I don't blame my girlfriend. I know I have to change, I know grammar is not the most important thing in this life but I can't help, my brain is a grammar program. Maybe I should go to live in a desert island where I don't have anything to read or voices to hear. The problem is that I'm not a rich person, I don't have a way to support myself without working, and I’m just a poor editor.






8 comments:

The Unknowngnome said...

Ha, ha, ha, ha, very funny! It made me laugh grammatically correct.

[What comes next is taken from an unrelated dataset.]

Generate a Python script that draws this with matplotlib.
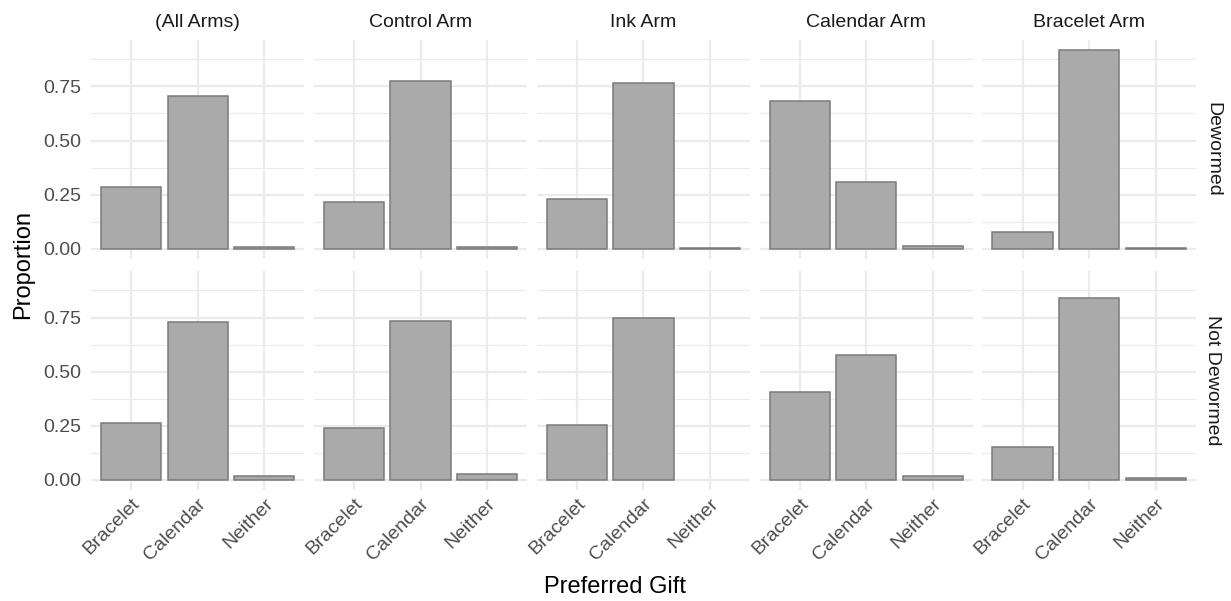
import matplotlib
matplotlib.use("Agg")
import matplotlib.pyplot as plt
import numpy as np

plt.rcParams['font.family'] = ['Liberation Sans', 'DejaVu Sans']

arms = ["(All Arms)", "Control Arm", "Ink Arm", "Calendar Arm", "Bracelet Arm"]
groups = ["Dewormed", "Not Dewormed"]
gifts = ["Bracelet", "Calendar", "Neither"]

# proportion per arm: [Bracelet, Calendar, Neither]; None = no bar
dewormed = [
    [0.284, 0.707, 0.007],
    [0.214, 0.776, 0.010],
    [0.232, 0.764, 0.004],
    [0.681, 0.307, 0.011],
    [0.078, 0.919, 0.004],
]
not_dewormed = [
    [0.263, 0.727, 0.017],
    [0.239, 0.736, 0.029],
    [0.253, 0.750, None],
    [0.407, 0.578, 0.017],
    [0.154, 0.841, 0.008],
]

fig, ax = plt.subplots(2, 5, figsize=(12.31, 6.01), dpi=100, sharex=True, sharey=True)
fig.subplots_adjust(left=0.0737, right=0.9717, top=0.934, bottom=0.185, wspace=0.043, hspace=0.055)

grid_col = '#ebebeb'
x = np.arange(len(gifts))
for r, data in enumerate([dewormed, not_dewormed]):
    for c in range(len(arms)):
        a = ax[r, c]
        xs = [i for i, v in enumerate(data[c]) if v is not None]
        hs = [v for v in data[c] if v is not None]
        a.bar(xs, hs, width=0.9, color='#aaaaaa', edgecolor='#7a7a7a', linewidth=1.1, zorder=3)
        a.set_xlim(-0.6, 2.6)
        a.set_ylim(-0.046, 0.966)
        a.set_yticks([0, 0.25, 0.5, 0.75])
        a.set_yticklabels(["0.00", "0.25", "0.50", "0.75"])
        a.set_yticks([0.125, 0.375, 0.625, 0.875], minor=True)
        a.set_xticks(x)
        a.grid(which='major', color=grid_col, linewidth=1.6, zorder=0)
        a.grid(which='minor', axis='y', color=grid_col, linewidth=0.8, zorder=0)
        for s in a.spines.values():
            s.set_visible(False)
        a.tick_params(which='both', length=0, labelsize=14, labelcolor='#4d4d4d')
        a.tick_params(axis='y', pad=7)
        a.tick_params(axis='x', pad=4)
        if r == 0:
            a.set_title(arms[c], fontsize=14, color='#1a1a1a', pad=9)
        if c == 4:
            a.text(1.078, 0.5, groups[r], transform=a.transAxes, rotation=-90,
                   ha='center', va='center', fontsize=14, color='#1a1a1a')
        if r == 1:
            a.set_xticklabels(gifts, rotation=45, ha='right', va='top', rotation_mode='anchor')

fig.supxlabel("Preferred Gift", fontsize=17, y=0.005)
fig.text(0.019, 0.56, "Proportion", rotation=90, ha='center', va='center', fontsize=17)

fig.savefig("out.png", dpi=100)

Carlos Ponce-Meléndez said...

Thank you Unknowngnome.

Arturo Ponce said...

Really funny, it remembers my father and his grammar rules you have to respect in front of he!

Anonymous said...

Thank you for your comment Arturo. Yes there are many people like that.

Carlos

Anonymous said...

Terrific funny story.

John McKeinnzie

Doña Eñe said...

We all make Grammar mistakes, even you, making love or war, my friend.
Anyway, I have enjoyed your Grammar humour a lot!
Here are some quotes about Grammar:
-"Do not be surprised when those who ignore the rules of grammar also ignore the law. After all, the law is just so much grammar" (Robert Brault)
- "This is the sort of bloody nonsense up with which I will not put." (Attributed to Winston Churchill, rejecting the rule against ending a sentence with a preposition)
- "Nostalgia is like a grammar lesson: you find the present tense, but the past perfect" (Owens Lee Pomeroy)
- "Devotees of grammatical studies have not been distinguished for any very remarkable felicities of expression" (Bronson Alcott)
- "Women are the simple, and poets the superior, artisans of language... the intervention of grammarians is almost always bad" (Rémy de Gourmont)
:)

Doña Eñe said...

- Papá, ¿cuál es el femenino de sexo?
- ¿Qué?
- El femenino de sexo.
- No tiene.
-¿Sexo no tiene femenino?
- No.
- ¿Sólo hay sexo masculino?
- Sí. Es decir, no. Existen dos sexos. Masculino y femenino.
- ¿Y cuál es el femenino de sexo?
- No tiene femenino. Sexo es siempre masculino.
- Pero tú mismo dijiste que hay sexo masculino y femenino.
- El sexo puede ser masculino o femenino. La palabra «sexo» es masculina. El sexo masculino, el sexo femenino.
- ¿No debería ser «la sexa»?
- No.
- ¿Por qué no?
- ¡Porque no! Disculpa. Porque no. «Sexo» es siempre masculino.
- ¿El sexo de la mujer es masculino?
- Sí. ¡No! El sexo de la mujer es femenino.
- ¿Y cómo es el femenino?
- Sexo también. Igual al del hombre.
- ¿El sexo de la mujer es igual al del hombre?
- Sí. Es decir... Mira. Hay sexo masculino y femenino. ¿No es cierto?
- Sí.
- Son dos cosas diferentes.
- Entonces, ¿cuál es el femenino de sexo?
- Es igual al masculino.
- ¿Pero no son diferentes?
- No. ¡O sí! Pero la palabra es la misma. Cambia el sexo, pero no cambia la palabra.
- Pero entonces no cambia el sexo.
- Es siempre masculino. La palabra es masculino.
- No. «La palabra» es femenino.
Si fuera masculino seria «el palabro».
- ¡Basta!, vete a jugar.

El muchacho sale y la madre entra. El padre comenta:
- Tenemos que vigilar al chico.
- ¿Por qué?
- Sólo piensa en gramática.
:)))

Carlos Ponce-Meléndez said...

Dona Ene: Me dio mucha risa la historia del sexo. Es un milagro que aprendamos a comunicarnos con tantas dificultades en el idioma.
Sobre la gramatica, estoy de acuerdo. Yo soy el rey de los errores gramaticales, sobre todo el ingles. Tal vez por eso se me ocurrio la idea de ese cuento, muchas gracias por sus comentarios.